News - Afghanistan

President Hamid Karzai's spokesman on Wednesday said the Durand Line dividing Afghanistan and Pakistan is a matter for the Afghan people to decide, dismissing statements by American officials on what the demarcation means under US policy.
Aimal Faizi said the comments of foreigners on the Durand Line will not have any effect on the verdict of the Afghan people, to whom the decision belongs.
"Whatever their position is, it will not affect the Afghan people and government. The Durand Line is a historic matter and it is up to the people of Afghanistan to decide about this," Faizi said at a press conference in Kabul.
The Durand Line Agreement was drawn up by the British in 1893 to divide the Pashtun region between what was then British India and the Kingdom of Afghanistan.

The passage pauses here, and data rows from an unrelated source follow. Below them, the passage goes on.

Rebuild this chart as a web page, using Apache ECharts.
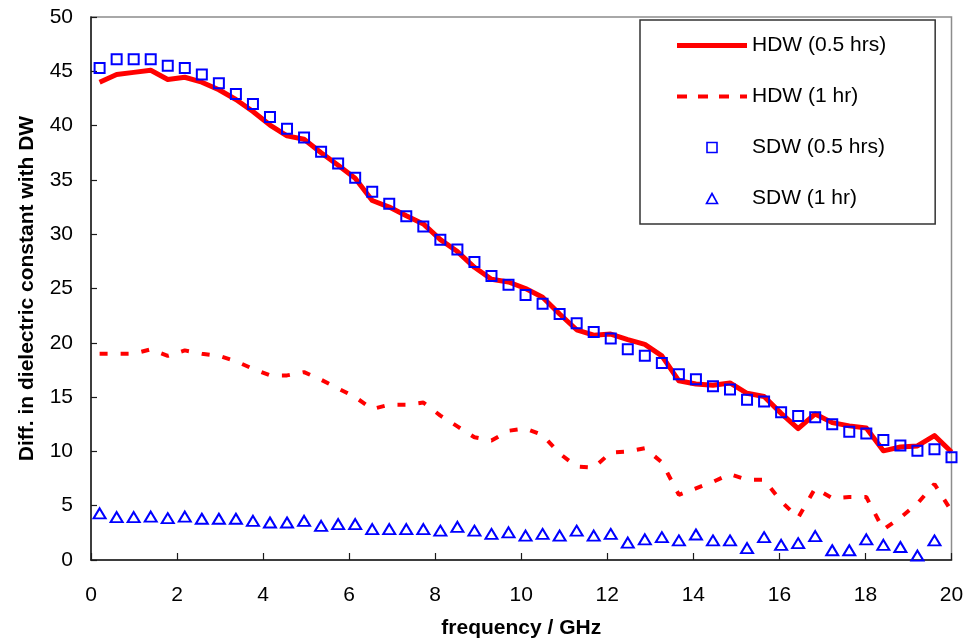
<!DOCTYPE html>
<html>
<head>
<meta charset="utf-8">
<script src="https://cdn.jsdelivr.net/npm/echarts@6/dist/echarts.min.js"></script>
<style>
html,body{margin:0;padding:0;background:#fff;}
#chart{width:969px;height:641px;}
</style>
</head>
<body>
<div id="chart"></div>
<script>
// Frequencies (GHz)
var frequency = [0.2, 0.596, 0.992, 1.388, 1.784, 2.18, 2.576, 2.972, 3.368, 3.764,
  4.16, 4.556, 4.952, 5.348, 5.744, 6.14, 6.536, 6.932, 7.328, 7.724,
  8.12, 8.516, 8.912, 9.308, 9.704, 10.1, 10.496, 10.892, 11.288, 11.684,
  12.08, 12.476, 12.872, 13.268, 13.664, 14.06, 14.456, 14.852, 15.248, 15.644,
  16.04, 16.436, 16.832, 17.228, 17.624, 18.02, 18.416, 18.812, 19.208, 19.604, 20.0];

var hdw05 = [44.0, 44.7, 44.9, 45.1, 44.25, 44.45, 44.0, 43.3, 42.4, 41.3,
  40.05, 39.05, 38.75, 37.5, 36.35, 35.15, 33.1, 32.5, 31.7, 30.95,
  29.5, 28.4, 26.95, 25.85, 25.6, 25.0, 24.2, 22.65, 21.2, 20.7,
  20.8, 20.3, 19.85, 18.8, 16.5, 16.2, 16.1, 16.3, 15.35, 15.05,
  13.5, 12.1, 13.45, 12.65, 12.35, 12.15, 10.05, 10.4, 10.5, 11.45, 9.95];

var hdw1 = [19.0, 19.0, 19.0, 19.4, 18.8, 19.3, 19.0, 18.8, 18.3, 17.6,
  17.0, 17.0, 17.3, 16.6, 15.8, 15.0, 13.9, 14.3, 14.3, 14.5,
  13.3, 12.3, 11.3, 11.0, 11.9, 12.1, 11.5, 9.8, 8.6, 8.5,
  9.9, 10.0, 10.3, 9.0, 6.0, 6.6, 7.2, 7.9, 7.4, 7.4,
  5.4, 3.9, 6.6, 5.7, 5.8, 5.8, 2.8, 3.9, 5.2, 7.0, 4.5];

var sdw05 = [45.3, 46.1, 46.1, 46.1, 45.5, 45.3, 44.7, 43.9, 42.9, 42.0,
  40.8, 39.7, 38.9, 37.6, 36.5, 35.2, 33.9, 32.8, 31.65, 30.7,
  29.5, 28.6, 27.45, 26.15, 25.35, 24.4, 23.6, 22.65, 21.8, 21.0,
  20.4, 19.4, 18.8, 18.15, 17.1, 16.65, 16.0, 15.7, 14.75, 14.6,
  13.6, 13.25, 13.15, 12.5, 11.8, 11.65, 11.05, 10.55, 10.05, 10.2, 9.45];

var sdw1 = [4.3, 3.95, 3.95, 4.0, 3.85, 4.0, 3.8, 3.8, 3.8, 3.6,
  3.45, 3.45, 3.6, 3.15, 3.3, 3.3, 2.85, 2.85, 2.85, 2.85,
  2.7, 3.05, 2.7, 2.4, 2.55, 2.25, 2.4, 2.25, 2.7, 2.25,
  2.4, 1.6, 1.9, 2.1, 1.8, 2.35, 1.8, 1.8, 1.1, 2.1,
  1.4, 1.55, 2.2, 0.9, 0.9, 1.9, 1.4, 1.2, 0.4, 1.8, null];

var seriesNames = ['HDW (0.5 hrs)', 'HDW (1 hr)', 'SDW (0.5 hrs)', 'SDW (1 hr)'];
var xTitle = 'frequency / GHz';
var yTitle = 'Diff. in dielectric constant with DW';

function pairs(ys) {
  return frequency.map(function (f, i) { return [f, ys[i]]; });
}

var FONT = '"Liberation Sans", Arial, sans-serif';
var chart = echarts.init(document.getElementById('chart'), null, {renderer: 'canvas'});
chart.setOption({
  animation: false,
  backgroundColor: '#ffffff',
  grid: {
    left: 91, right: 17.5, top: 17, bottom: 81,
    containLabel: false, outerBoundsMode: 'none',
    show: true, borderColor: '#8c8c8c', borderWidth: 1.5, backgroundColor: 'transparent'
  },
  legend: {
    orient: 'vertical',
    left: 640, top: 20,
    padding: [15, 49, 15, 37],
    itemGap: 30,
    itemWidth: 70,
    itemHeight: 10,
    symbolKeepAspect: true,
    backgroundColor: '#ffffff',
    borderColor: '#333333',
    borderWidth: 1.5,
    textStyle: {fontFamily: FONT, fontSize: 21, color: '#000'},
    data: [
      {name: seriesNames[0], icon: 'path://M0,0h70v5h-70Z',
        itemStyle: {color: '#ff0000', borderWidth: 0}},
      {name: seriesNames[1], icon: 'path://M0,0h10v4h-10ZM21,0h10v4h-10ZM42,0h10v4h-10ZM63,0h7v4h-7Z',
        itemStyle: {color: '#ff0000', borderWidth: 0}},
      {name: seriesNames[2], icon: 'path://M0,0h10v10h-10Z',
        itemStyle: {color: 'rgba(255,255,255,0)', borderColor: '#0000ff', borderWidth: 1.6}},
      {name: seriesNames[3], icon: 'path://M5.5,0L11,10L0,10Z',
        itemStyle: {color: 'rgba(255,255,255,0)', borderColor: '#0000ff', borderWidth: 1.6}}
    ]
  },
  xAxis: {
    type: 'value', min: 0, max: 20, interval: 2,
    name: xTitle, nameLocation: 'middle', nameGap: 58,
    nameTextStyle: {fontFamily: FONT, fontSize: 21, fontWeight: 'bold', color: '#000', verticalAlign: 'top'},
    axisLine: {show: true, onZero: false, lineStyle: {color: '#1a1a1a', width: 1.5}},
    axisTick: {show: true, inside: true, length: 7, lineStyle: {color: '#1a1a1a', width: 1.2}},
    axisLabel: {fontFamily: FONT, fontSize: 21, color: '#000', margin: 25},
    splitLine: {show: false}
  },
  yAxis: {
    type: 'value', min: 0, max: 50, interval: 5,
    name: yTitle, nameLocation: 'middle', nameGap: 53, nameRotate: 90,
    nameTextStyle: {fontFamily: FONT, fontSize: 21, fontWeight: 'bold', color: '#000'},
    axisLine: {show: true, onZero: false, lineStyle: {color: '#1a1a1a', width: 1.5}},
    axisTick: {show: true, inside: true, length: 6, lineStyle: {color: '#1a1a1a', width: 1.2}},
    axisLabel: {fontFamily: FONT, fontSize: 21, color: '#000', margin: 18},
    splitLine: {show: false}
  },
  series: [
    {
      name: seriesNames[0], type: 'line', data: pairs(hdw05),
      symbol: 'none', showSymbol: false, z: 2,
      lineStyle: {color: '#ff0000', width: 5, cap: 'butt', join: 'round'},
      itemStyle: {color: '#ff0000'}
    },
    {
      name: seriesNames[1], type: 'line', data: pairs(hdw1),
      symbol: 'none', showSymbol: false, z: 2,
      lineStyle: {color: '#ff0000', width: 4, type: [8, 13], cap: 'butt'},
      itemStyle: {color: '#ff0000'}
    },
    {
      name: seriesNames[2], type: 'scatter', data: pairs(sdw05),
      symbol: 'rect', symbolSize: 10, z: 3,
      itemStyle: {color: 'rgba(255,255,255,0)', borderColor: '#0000ff', borderWidth: 2, opacity: 1}
    },
    {
      name: seriesNames[3], type: 'scatter', data: pairs(sdw1),
      symbol: 'triangle', symbolSize: [12, 10], z: 3,
      itemStyle: {color: 'rgba(255,255,255,0)', borderColor: '#0000ff', borderWidth: 2, opacity: 1}
    }
  ]
});
</script>
</body>
</html>
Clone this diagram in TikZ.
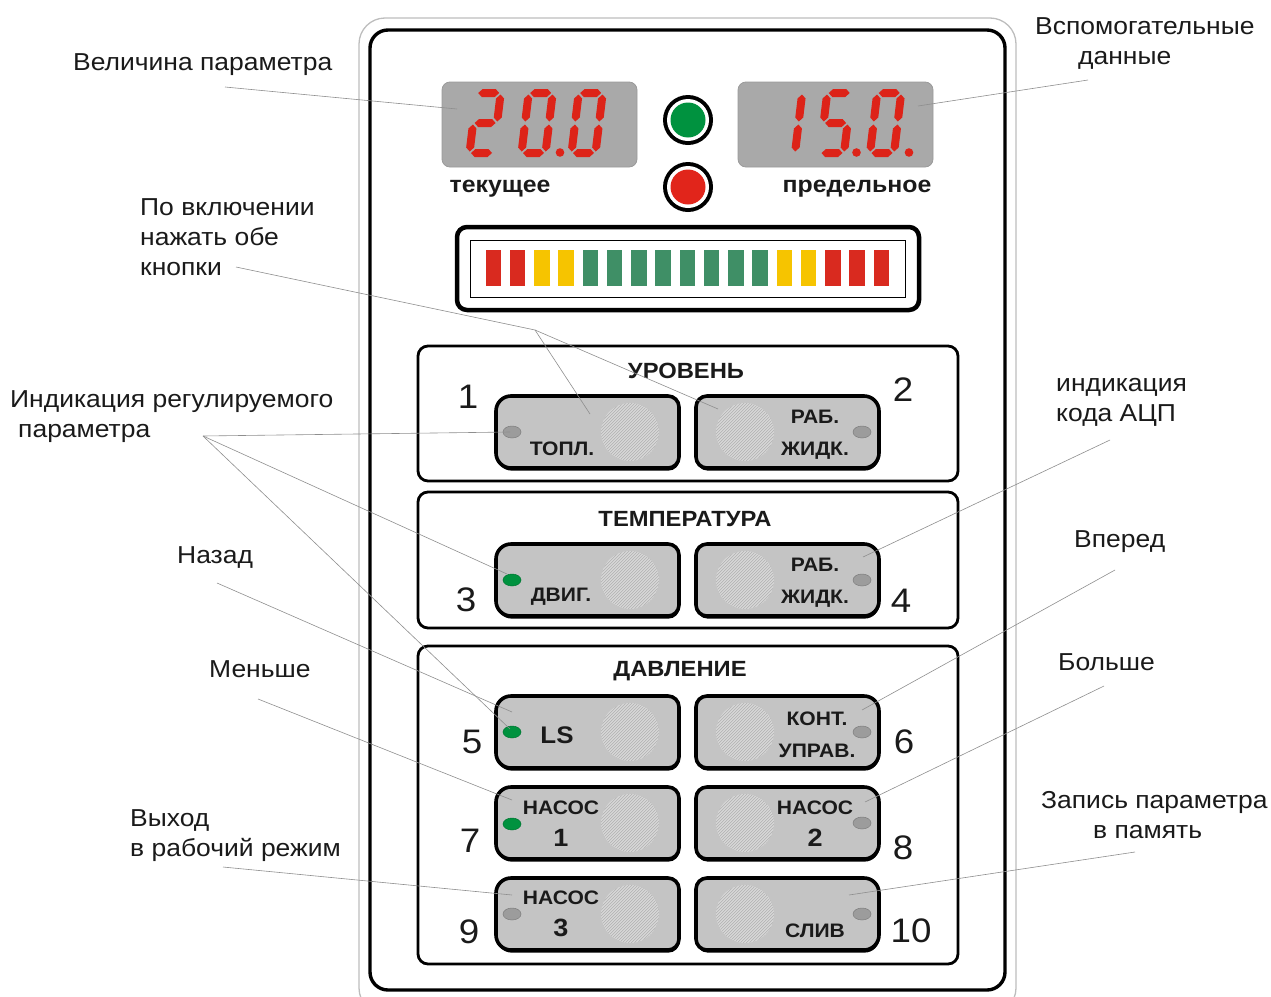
\documentclass[tikz,border=0pt]{standalone}
\usepackage{fontspec}
\setmainfont[FakeStretch=1.08]{Liberation Sans}
\usetikzlibrary{calc}

\definecolor{segred}{HTML}{DD2318}
\definecolor{dispgray}{HTML}{A9A9A9}
\definecolor{dispedge}{HTML}{9A9A9A}
\definecolor{ledgreen}{HTML}{00923F}
\definecolor{ledred}{HTML}{E1251B}
\definecolor{bargreen}{HTML}{3F8F66}
\definecolor{baryellow}{HTML}{F6C400}
\definecolor{barred}{HTML}{D92A1F}
\definecolor{btngray}{HTML}{C4C4C4}
\definecolor{grillgray}{HTML}{DADADA}
\definecolor{grillline}{HTML}{B4B4B4}
\definecolor{leadgray}{HTML}{8E8E8E}
\definecolor{panelgray}{HTML}{BDBDBD}
\definecolor{ledgray}{HTML}{9C9C9C}
\definecolor{txt}{HTML}{1A1A1A}

\tikzset{
  lab/.style={font=\fontsize{24.5}{30}\selectfont, inner sep=0pt, align=left, text=txt},
  lead/.style={draw=leadgray, line width=0.6pt},
  btxt/.style={font=\bfseries\fontsize{19.5}{32}\selectfont, inner sep=0pt, align=center, text=txt},
  bbig/.style={font=\bfseries\fontsize{24}{28}\selectfont, inner sep=0pt, text=txt},
  ttl/.style={font=\bfseries\fontsize{22}{25}\selectfont, inner sep=0pt, text=txt},
  numlab/.style={font=\fontsize{34}{40}\selectfont, inner sep=0pt, text=txt},
  secbox/.style={line width=2.8pt, rounded corners=10pt},
}

% seven segment helpers (local coords, y downward)
\newcommand\hsegm[3]{\fill[segred] (#1,#3) -- ({#1+4},{#3-4}) -- ({#2-4},{#3-4}) -- (#2,#3) -- ({#2-4},{#3+4}) -- ({#1+4},{#3+4}) -- cycle;}
\newcommand\vsegm[3]{\fill[segred] (#1,#2) -- ({#1+4},{#2+4}) -- ({#1+4},{#3-4}) -- (#1,#3) -- ({#1-4},{#3-4}) -- ({#1-4},{#2+4}) -- cycle;}
\newcommand\segAA{\hsegm{1.5}{22.5}{-60}}
\newcommand\segBB{\vsegm{24}{-58.5}{-31.5}}
\newcommand\segCC{\vsegm{24}{-28.5}{-1.5}}
\newcommand\segDD{\hsegm{1.5}{22.5}{0}}
\newcommand\segEE{\vsegm{0}{-28.5}{-1.5}}
\newcommand\segFF{\vsegm{0}{-58.5}{-31.5}}
\newcommand\segGG{\hsegm{1.5}{22.5}{-30}}
\newcommand\segdigit[3]{\begin{scope}[shift={(#1,#2)},xslant=0.12]#3\end{scope}}

% button outline path: x1 y1 x2 y2 rLeft rRight
\newcommand\btnpath[6]{({#1+#5},{#2}) -- ({#3-#6},{#2}) .. controls ({#3-0.45*#6},{#2}) and ({#3},{#2+0.45*#6}) .. ({#3},{#2+#6}) -- ({#3},{#4-#6}) .. controls ({#3},{#4-0.45*#6}) and ({#3-0.45*#6},{#4}) .. ({#3-#6},{#4}) -- ({#1+#5},{#4}) .. controls ({#1+0.45*#5},{#4}) and ({#1},{#4-0.45*#5}) .. ({#1},{#4-#5}) -- ({#1},{#2+#5}) .. controls ({#1},{#2+0.45*#5}) and ({#1+0.45*#5},{#2}) .. ({#1+#5},{#2}) -- cycle}
\newcommand\btnshape[4]{%
  \fill[black, shift={(0.6,2.6)}] \btnpath{#1}{#2}{#1+183}{#2+72}{#3}{#4};
  \draw[line width=3.6pt, fill=btngray] \btnpath{#1}{#2}{#1+183}{#2+72}{#3}{#4};}
\newcommand\grill[2]{%
  \begin{scope}
    \clip (#1,#2) circle (29);
    \fill[grillgray] (#1,#2) circle (29);
    \foreach \k in {-72,-69,...,72} \draw[grillline, line width=0.7pt] ({#1+\k-36},{#2+36}) -- ({#1+\k+36},{#2-36});
  \end{scope}}
\newcommand\bled[3]{\filldraw[fill=#3, draw=#3!80!black, line width=0.5pt] (#1,#2) ellipse (9 and 6);}

\begin{document}
\begin{tikzpicture}[x=1pt,y=-1pt]
\useasboundingbox (0,0) rectangle (1271,996);
\clip (0,0) rectangle (1271,996);

% panel
\draw[draw=panelgray, line width=1.3pt, rounded corners=26pt] (359,18) rectangle (1016,1014);
\draw[line width=3.4pt, rounded corners=18pt] (370,30) rectangle (1005,990);

% displays
\draw[draw=dispedge, fill=dispgray, line width=0.8pt, rounded corners=8pt] (442,82) rectangle (637,167);
\draw[draw=dispedge, fill=dispgray, line width=0.8pt, rounded corners=8pt] (738,82) rectangle (933,167);
\segdigit{469.5}{153}{\segAA\segBB\segGG\segEE\segDD}
\segdigit{521.5}{153}{\segAA\segBB\segCC\segDD\segEE\segFF}
\fill[segred] (560,152.5) circle (4.3);
\segdigit{571.5}{153}{\segAA\segBB\segCC\segDD\segEE\segFF}
\segdigit{795}{153}{\segEE\segFF}
\segdigit{820}{153}{\segAA\segFF\segGG\segCC\segDD}
\fill[segred] (856.5,152.5) circle (4.3);
\segdigit{870}{153}{\segAA\segBB\segCC\segDD\segEE\segFF}
\fill[segred] (909,152.5) circle (4.3);
\coordinate (dispL) at (457,109);
\coordinate (dispR) at (918,106);

% status LEDs
\fill[black] (688,120) circle (25); \fill[white] (688,120) circle (21); \fill[ledgreen] (688,120) circle (17.5);
\fill[black] (688,187) circle (25); \fill[white] (688,187) circle (21); \fill[ledred] (688,187) circle (17.5);

\node[ttl, font=\bfseries\fontsize{23}{25}\selectfont] (tcur) at (500,189) {текущее};
\node[ttl, font=\bfseries\fontsize{23}{25}\selectfont] (tlim) at (857,189) {предельное};

% bar graph
\draw[line width=4.5pt, rounded corners=10pt] (457,227) rectangle (919,310);
\draw[line width=1pt] (470,240) rectangle (905,297);
\foreach \c [count=\i from 0] in {barred,barred,baryellow,baryellow,bargreen,bargreen,bargreen,bargreen,bargreen,bargreen,bargreen,bargreen,baryellow,baryellow,barred,barred,barred}
  \fill[\c] ({485.5+24.25*\i},250) rectangle ++(15.5,36);

% section boxes
\draw[secbox] (418,346) rectangle (958,481);
\draw[secbox] (418,492) rectangle (958,628);
\draw[secbox] (418,646) rectangle (958,964);
\node[ttl] (s1) at (686,371) {УРОВЕНЬ};
\node[ttl] (s2) at (685,519) {ТЕМПЕРАТУРА};
\node[ttl] (s3) at (680,671) {ДАВЛЕНИЕ};

% buttons
\btnshape{496}{396}{15}{11} \btnshape{696}{396}{11}{15}
\btnshape{496}{544}{15}{11} \btnshape{696}{544}{11}{15}
\btnshape{496}{696}{15}{11} \btnshape{696}{696}{11}{15}
\btnshape{496}{787}{15}{11} \btnshape{696}{787}{11}{15}
\btnshape{496}{878}{15}{11} \btnshape{696}{878}{11}{15}
\foreach \yy in {432,580,732,823,914} {\grill{630}{\yy} \grill{745}{\yy}}
\bled{512}{432}{ledgray} \bled{862}{432}{ledgray}
\bled{512}{580}{ledgreen} \bled{862}{580}{ledgray}
\bled{512}{732}{ledgreen} \bled{862}{732}{ledgray}
\bled{512}{824}{ledgreen} \bled{862}{823}{ledgray}
\bled{512}{914}{ledgray} \bled{862}{914}{ledgray}

\node[btxt] (b1) at (562,449) {ТОПЛ.};
\node[btxt] (b2) at (815,435) {РАБ.\\ЖИДК.};
\node[btxt] (b3) at (561,597) {ДВИГ.};
\node[btxt] (b4) at (815,583) {РАБ.\\ЖИДК.};
\node[bbig] (b5) at (557,735) {LS};
\node[btxt] (b6) at (817,735) {КОНТ.\\УПРАВ.};
\node[btxt] (b7) at (561,824) {НАСОС\\{\fontsize{25}{28}\selectfont 1}};
\node[btxt] (b8) at (815,824) {НАСОС\\{\fontsize{25}{28}\selectfont 2}};
\node[btxt] (b9) at (561,914) {НАСОС\\{\fontsize{25}{28}\selectfont 3}};
\node[btxt] (b10) at (815,931) {СЛИВ};

\node[numlab] (n1) at (468,397) {1};
\node[numlab] (n2) at (903,390) {2};
\node[numlab] (n3) at (466,600) {3};
\node[numlab] (n4) at (901,601) {4};
\node[numlab] (n5) at (472,742) {5};
\node[numlab] (n6) at (904,742) {6};
\node[numlab] (n7) at (470,841) {7};
\node[numlab] (n8) at (903,848) {8};
\node[numlab] (n9) at (469,932) {9};
\node[numlab] (n10) at (911,931) {10};

% leader targets
\coordinate (tb1) at (590,414);
\coordinate (tb2) at (718,409);
\coordinate (fork) at (535,330);
\coordinate (led1) at (510,432);
\coordinate (led3) at (507,574);
\coordinate (led5) at (510,729);
\coordinate (tb5) at (512,712);
\coordinate (tb7) at (512,800);
\coordinate (tb9) at (512,895);
\coordinate (tb4) at (863,557);
\coordinate (tb6) at (862,710);
\coordinate (tb8) at (865,802);
\coordinate (tb10) at (849,895);

% labels
\node[lab, anchor=north west] (lvel) at (73,53) {Величина параметра};
\node[lab, anchor=north west] (lpo) at (140,198) {По включении\\нажать обе\\кнопки};
\node[lab, anchor=north west] (lind) at (10,390) {Индикация регулируемого\\\hspace*{8pt}параметра};
\node[lab, anchor=north west] (lnaz) at (177,546) {Назад};
\node[lab, anchor=north west] (lmen) at (209,660) {Меньше};
\node[lab, anchor=north west] (lvyh) at (130,809) {Выход\\в рабочий режим};
\node[lab, anchor=north west] (lvsp) at (1035,17) {Вспомогательные\\\hspace*{43pt}данные};
\node[lab, anchor=north west] (ladc) at (1056,378) {индикация\\кода АЦП};
\node[lab, anchor=north west] (lvpe) at (1074,530) {Вперед};
\node[lab, anchor=north west] (lbol) at (1058,653) {Больше};
\node[lab, anchor=north west] (lzap) at (1041,791) {Запись параметра\\\hspace*{52pt}в память};

\coordinate (cvel) at (225,87);
\coordinate (cpo) at (236,267);
\coordinate (cind) at (203,436);
\coordinate (cnaz) at (217,583);
\coordinate (cmen) at (258,699);
\coordinate (cvyh) at (223,867);
\coordinate (cvsp) at (1088,80);
\coordinate (cadc) at (1110,440);
\coordinate (cvpe) at (1115,570);
\coordinate (cbol) at (1104,686);
\coordinate (czap) at (1135,852);

\draw[lead] (cvel) -- (dispL);
\draw[lead] (cvsp) -- (dispR);
\draw[lead] (cpo) -- (fork) -- (tb1);
\draw[lead] (fork) -- (tb2);
\draw[lead] (cind) -- (led1);
\draw[lead] (cind) -- (led3);
\draw[lead] (cind) -- (led5);
\draw[lead] (cnaz) -- (tb5);
\draw[lead] (cmen) -- (tb7);
\draw[lead] (cvyh) -- (tb9);
\draw[lead] (cadc) -- (tb4);
\draw[lead] (cvpe) -- (tb6);
\draw[lead] (cbol) -- (tb8);
\draw[lead] (czap) -- (tb10);
\end{tikzpicture}
\end{document}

Pakistan inherited the agreement after its partition from the British Raj in 1947 but there has never been an official ratification of the line between Islamabad and Kabul.
Faizi's statement comes US special envoy for Afghanistan and Pakistan Marc Grossman triggered a renewed debate on the demarcation with his comments in an interview on a private television network in Kabul on Sunday.
"Our policy is that border is the international border," Grossman said on October 21. "I think it is time to lift everybody's vision here to a regional conception of what the region could be."
US State Department spokesperson Victora Nuland reiterated Grossman's statement on Tuesday in the US after she was asked by a reporter about the matter.
"Well, our policy on this has not changed. It was correctly stated by Ambassador Grossman that we see this as the internationally recognised boundary," she
said.
The Afghan government has already responded to Grossman's comment with a statement on Tuesday from the Ministry of Foreign Affairs saying it "rejects and considers irrelevant any statement by anyone about the legal status of this line.